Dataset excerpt
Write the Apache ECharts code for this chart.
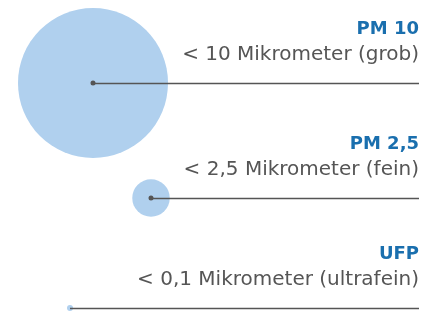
<!DOCTYPE html>
<html>
<head>
<meta charset="utf-8">
<script src="https://cdn.jsdelivr.net/npm/echarts@6/dist/echarts.min.js"></script>
<style>
  html, body { margin: 0; padding: 0; background: #fff; }
  #main { width: 433px; height: 312px; }
</style>
</head>
<body>
<div id="main"></div>
<script>
// Partikelgrößen (Durchmesser in Mikrometer)
const names = ['PM 10', 'PM 2,5', 'UFP'];
const descriptions = ['< 10 Mikrometer (grob)', '< 2,5 Mikrometer (fein)', '< 0,1 Mikrometer (ultrafein)'];
const sizes = [10, 2.5, 0.1];
const centerX = [93, 151, 70];
const rowY = [83, 198, 308];
const lineEnd = 419;

const chartDom = document.getElementById('main');
const myChart = echarts.init(chartDom);

const pxPerMicron = 15;

const option = {
  animation: false,
  grid: { left: 0, right: 0, top: 0, bottom: 0 },
  xAxis: { type: 'value', min: 0, max: 433, show: false },
  yAxis: { type: 'value', min: 0, max: 312, inverse: true, show: false },
  series: [
    {
      name: 'circles',
      type: 'scatter',
      data: sizes.map((s, i) => [centerX[i], rowY[i], s]),
      symbolSize: (d) => Math.max(d[2] * pxPerMicron, 6),
      itemStyle: { color: '#b0d0ee', opacity: 1 },
      silent: true,
      z: 1,
      markLine: {
        silent: true,
        symbol: 'none',
        label: { show: false },
        lineStyle: { color: '#555', width: 1.3, type: 'solid', opacity: 1 },
        data: sizes.map((s, i) => [
          { coord: [centerX[i], rowY[i]] },
          { coord: [lineEnd, rowY[i]] }
        ])
      }
    },
    {
      name: 'dots',
      type: 'scatter',
      data: sizes.map((s, i) => [centerX[i], rowY[i], s]).filter(d => d[2] >= 1),
      symbolSize: 5,
      itemStyle: { color: '#555', opacity: 1 },
      silent: true,
      z: 3
    },
    {
      name: 'labels',
      type: 'scatter',
      data: names.map((n, i) => ({ value: [lineEnd, rowY[i]], name: n, desc: descriptions[i] })),
      symbolSize: 0,
      itemStyle: { opacity: 1 },
      silent: true,
      z: 4,
      label: {
        show: true,
        position: [0, 0],
        align: 'right',
        verticalAlign: 'bottom',
        offset: [0, -15],
        formatter: (p) => '{t|' + p.name + '}\n{d|' + p.data.desc + '}',
        rich: {
          t: {
            fontFamily: 'DejaVu Sans',
            fontWeight: 'bold',
            fontSize: 18,
            color: '#1a6fae',
            align: 'right',
            lineHeight: 26
          },
          d: {
            fontFamily: 'DejaVu Sans',
            fontSize: 20,
            color: '#555',
            align: 'right',
            lineHeight: 26
          }
        }
      }
    }
  ]
};

myChart.setOption(option);
</script>
</body>
</html>
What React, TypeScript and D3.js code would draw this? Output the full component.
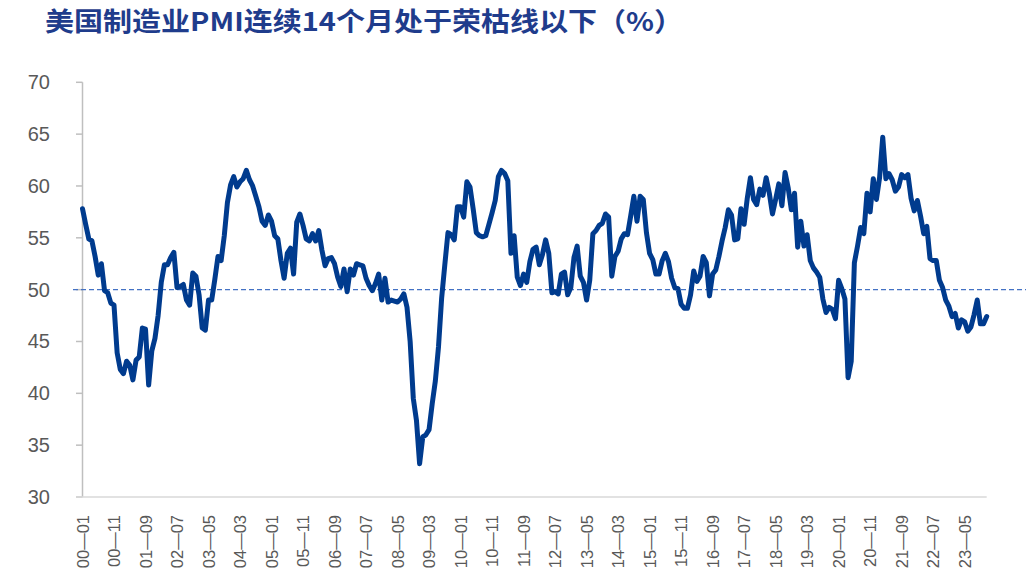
import React from "react";
import * as d3 from "d3";

const title = "美国制造业PMI连续14个月处于荣枯线以下（%）";
const startYear = 2000;

// ISM manufacturing PMI, monthly, 2000-01 .. 2023-12
const pmiValues: number[] = [
  57.8, 56.3, 54.9, 54.7, 53.2, 51.4, 52.5, 49.9, 49.7, 48.7, 48.5, 43.9,
  42.3, 41.9, 43.1, 42.7, 41.3, 43.2, 43.5, 46.3, 46.2, 40.8, 44.1, 45.3,
  47.5, 50.7, 52.4, 52.4, 53.1, 53.6, 50.2, 50.3, 50.5, 49.0, 48.5, 51.6,
  51.3, 49.5, 46.3, 46.1, 49.0, 49.0, 51.0, 53.2, 52.8, 55.2, 58.4, 60.1,
  60.9, 59.9, 60.4, 60.7, 61.5, 60.6, 60.0, 59.0, 58.0, 56.6, 56.2, 57.2,
  56.6, 55.2, 54.9, 52.8, 51.1, 53.5, 54.0, 51.5, 56.5, 57.3, 56.2, 54.9,
  54.7, 55.4, 54.7, 55.7, 53.8, 52.3, 53.0, 53.1, 52.5, 51.2, 50.3, 52.0,
  49.8, 52.0, 51.4, 52.5, 52.4, 52.3, 51.1, 50.4, 49.9, 50.6, 51.5, 49.0,
  51.1, 48.8, 49.0, 48.9, 48.8, 49.1, 49.6, 48.3, 45.0, 39.5, 37.4, 33.2,
  35.8, 36.0, 36.5, 39.0, 41.2, 44.5, 49.2, 52.4, 55.5, 55.3, 54.8, 58.0,
  58.0, 57.0, 60.4, 59.9, 57.8, 55.5, 55.2, 55.1, 55.2, 56.3, 57.4, 58.6,
  60.9, 61.5, 61.2, 60.5, 53.5, 55.2, 51.2, 50.4, 51.5, 50.7, 52.7, 53.9,
  54.1, 52.4, 53.4, 54.8, 53.5, 49.7, 49.8, 49.6, 51.5, 51.7, 49.5, 50.2,
  53.1, 54.2, 51.3, 50.7, 49.0, 50.9, 55.4, 55.7, 56.2, 56.4, 57.3, 57.0,
  51.3, 53.2, 53.7, 54.9, 55.4, 55.3, 57.1, 59.0, 56.6, 59.0, 58.7, 55.5,
  53.5, 52.9, 51.5, 51.5, 52.8, 53.5, 52.7, 51.1, 50.2, 50.1, 48.6, 48.2,
  48.2, 49.5, 51.8, 50.8, 51.3, 53.2, 52.6, 49.4, 51.5, 51.9, 53.2, 54.7,
  56.0, 57.7, 57.2, 54.8, 54.9, 57.8, 56.3, 58.8, 60.8, 58.7, 58.2, 59.7,
  59.1, 60.8, 59.3, 57.3, 58.7, 60.2, 58.1, 61.3, 59.8, 57.7, 59.3, 54.1,
  56.6, 54.2, 55.3, 52.8, 52.1, 51.7, 51.2, 49.1, 47.8, 48.3, 48.1, 47.2,
  50.9, 50.1, 49.1, 41.5, 43.1, 52.6, 54.2, 56.0, 55.4, 59.3, 57.5, 60.7,
  58.7, 60.8, 64.7, 60.7, 61.2, 60.6, 59.5, 59.9, 61.1, 60.8, 61.1, 58.8,
  57.6, 58.6, 57.1, 55.4, 56.1, 53.0, 52.8, 52.8, 50.9, 50.2, 49.0, 48.4,
  47.4, 47.7, 46.3, 47.1, 46.9, 46.0, 46.4, 47.6, 49.0, 46.7, 46.7, 47.4,
];

const months: string[] = pmiValues.map((_, i) => {
  const yy = (startYear + Math.floor(i / 12)) % 100;
  const mm = (i % 12) + 1;
  return `${String(yy).padStart(2, "0")}-${String(mm).padStart(2, "0")}`;
});

const tickLabels = [
  "00-01", "00-11", "01-09", "02-07", "03-05", "04-03", "05-01", "05-11",
  "06-09", "07-07", "08-05", "09-03", "10-01", "10-11", "11-09", "12-07",
  "13-05", "14-03", "15-01", "15-11", "16-09", "17-07", "18-05", "19-03",
  "20-01", "20-11", "21-09", "22-07", "23-05",
];

const yTicks = [30, 35, 40, 45, 50, 55, 60, 65, 70];
const thresholdValue = 50;

export default function App() {
  const W = 1029;
  const H = 579;
  const x = d3.scalePoint<string>().domain(months).range([82.5, 986.7]);
  const y = d3.scaleLinear().domain([30, 70]).range([497, 82.3]);
  const line = d3
    .line<number>()
    .x((_, i) => x(months[i]) as number)
    .y((d) => y(d));

  const axisColor = "#BFBFBF";
  const textColor = "#595959";
  const font = "'Liberation Sans', Arial, sans-serif";

  return (
    <svg
      width={W}
      height={H}
      style={{ position: "absolute", left: 0, top: 0, background: "#fff" }}
    >
      <rect x={0} y={0} width={W} height={H} fill="#fff" />
      <text
        x={45}
        y={31}
        fontFamily="'Noto Sans CJK SC', sans-serif"
        fontWeight={700}
        fontSize={26}
        fill="#1F3C8C"
        textLength={638}
        lengthAdjust="spacingAndGlyphs"
      >
        {title}
      </text>

      {/* y axis */}
      <line x1={82.5} x2={82.5} y1={y(70)} y2={y(30)} stroke={axisColor} strokeWidth={1.5} />
      {yTicks.map((t) => (
        <g key={t}>
          <line x1={76} x2={82.5} y1={y(t)} y2={y(t)} stroke={axisColor} strokeWidth={1.5} />
          <text
            x={50}
            y={y(t)}
            textAnchor="end"
            dominantBaseline="central"
            fontFamily={font}
            fontSize={20}
            fill={textColor}
          >
            {t}
          </text>
        </g>
      ))}

      {/* x axis */}
      <line x1={76} x2={986.7} y1={y(30)} y2={y(30)} stroke="#D9D9D9" strokeWidth={1.5} />
      {tickLabels.map((lab) => {
        const px = x(lab) as number;
        return (
          <text
            key={lab}
            transform={`translate(${px},515) rotate(-90)`}
            textAnchor="end"
            dominantBaseline="central"
            fontFamily={font}
            fontSize={16.5}
            fill={textColor}
          >
            {lab.replace("-", "—")}
          </text>
        );
      })}

      {/* 50 threshold */}
      <line
        x1={73}
        x2={1026}
        y1={y(thresholdValue)}
        y2={y(thresholdValue)}
        stroke="#4472C4"
        strokeWidth={1.2}
        strokeDasharray="5 3"
      />

      <path
        d={line(pmiValues) || ""}
        fill="none"
        stroke="#003B8E"
        strokeWidth={5}
        strokeLinejoin="round"
        strokeLinecap="round"
      />
    </svg>
  );
}
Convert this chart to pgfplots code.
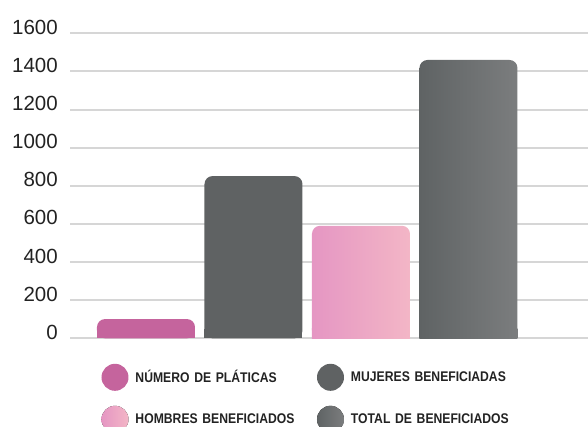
\documentclass[border=0pt]{standalone}
\usepackage{fontspec}
\setmainfont{Liberation Sans}
\newfontfamily\legfont[FakeStretch=0.87]{Liberation Sans}
\usepackage{pgfplots}
\pgfplotsset{compat=1.18}

\definecolor{platicas}{HTML}{C5649D}
\definecolor{mujeres}{HTML}{5F6263}
\definecolor{hombresA}{HTML}{E596C3}
\definecolor{hombresB}{HTML}{F3B6C6}
\definecolor{totalA}{HTML}{5F6364}
\definecolor{totalB}{HTML}{7B7D7E}
\definecolor{gridgray}{HTML}{D6D6D6}
\definecolor{txt}{HTML}{222222}

\pgfdeclarehorizontalshading{homshade}{100bp}{color(0bp)=(hombresA); color(25bp)=(hombresA); color(75bp)=(hombresB); color(100bp)=(hombresB)}
\pgfdeclarehorizontalshading{totshade}{100bp}{color(0bp)=(totalA); color(25bp)=(totalA); color(75bp)=(totalB); color(100bp)=(totalB)}

\pgfplotsset{
  barbase/.style={ybar, bar width=98pt, bar shift=0pt, draw=none},
  legcirc/.style={legend image code/.code={\fill[##1] (13.5pt,0pt) circle (13.5pt);}},
  % square base under each rounded bar, so only the top corners look round
  squarebottom/.style={forget plot, y filter/.expression={min(y,50)}},
}

\begin{document}
\begin{tikzpicture}
\useasboundingbox (0,0) rectangle (588pt,426pt);
\begin{axis}[
  at={(70pt,87.7pt)}, anchor=south west,
  scale only axis, width=518pt, height=305pt,
  xmin=-0.707, xmax=4.112, ymin=0, ymax=1600,
  axis line style={draw=none},
  major tick length=0pt,
  xtick=\empty,
  ytick={0,200,...,1600},
  ymajorgrids,
  grid style={line width=2pt, gridgray},
  /pgf/number format/assume math mode=true,
  /pgf/number format/1000 sep={},
  yticklabel style={font=\fontsize{20.5}{24}\selectfont, text=txt, inner sep=0pt, xshift=-12pt, yshift=6pt},
  legend columns=2,
  legend style={at={(0.0608,-0.0836)}, anchor=north west, draw=none, fill=none,
    inner sep=0pt, outer sep=0pt, row sep=15pt, column sep=7pt,
    nodes={inner sep=0pt, anchor=west, text width=172pt, align=left, text=txt,
      font=\legfont\bfseries\fontsize{14}{16}\selectfont},
    /tikz/every even column/.append style={column sep=9.5pt}},
]
\addplot[barbase, fill=platicas, squarebottom] coordinates {(0,101)};
\addplot[barbase, fill=platicas, rounded corners=8pt, legcirc] coordinates {(0,101)};

\addplot[barbase, fill=mujeres, squarebottom] coordinates {(1,851)};
\addplot[barbase, fill=mujeres, rounded corners=8pt, legcirc] coordinates {(1,851)};

\addplot[barbase, shading=homshade, squarebottom] coordinates {(2,590)};
\addplot[barbase, shading=homshade, rounded corners=8pt, legcirc] coordinates {(2,590)};

\addplot[barbase, shading=totshade, squarebottom] coordinates {(3,1460)};
\addplot[barbase, shading=totshade, rounded corners=8pt, legcirc] coordinates {(3,1460)};

\legend{NÚMERO DE PLÁTICAS, MUJERES BENEFICIADAS, HOMBRES BENEFICIADOS, TOTAL DE BENEFICIADOS}
\end{axis}
\end{tikzpicture}
\end{document}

• **Instructions to follow**
From the first line above down to the line with "const pxPerMicron = 15;", reproduce every line and no others, omitting pictures.

• **Solution**
Write the Apache ECharts code for this chart.
<!DOCTYPE html>
<html>
<head>
<meta charset="utf-8">
<script src="https://cdn.jsdelivr.net/npm/echarts@6/dist/echarts.min.js"></script>
<style>
  html, body { margin: 0; padding: 0; background: #fff; }
  #main { width: 433px; height: 312px; }
</style>
</head>
<body>
<div id="main"></div>
<script>
// Partikelgrößen (Durchmesser in Mikrometer)
const names = ['PM 10', 'PM 2,5', 'UFP'];
const descriptions = ['< 10 Mikrometer (grob)', '< 2,5 Mikrometer (fein)', '< 0,1 Mikrometer (ultrafein)'];
const sizes = [10, 2.5, 0.1];
const centerX = [93, 151, 70];
const rowY = [83, 198, 308];
const lineEnd = 419;

const chartDom = document.getElementById('main');
const myChart = echarts.init(chartDom);

const pxPerMicron = 15;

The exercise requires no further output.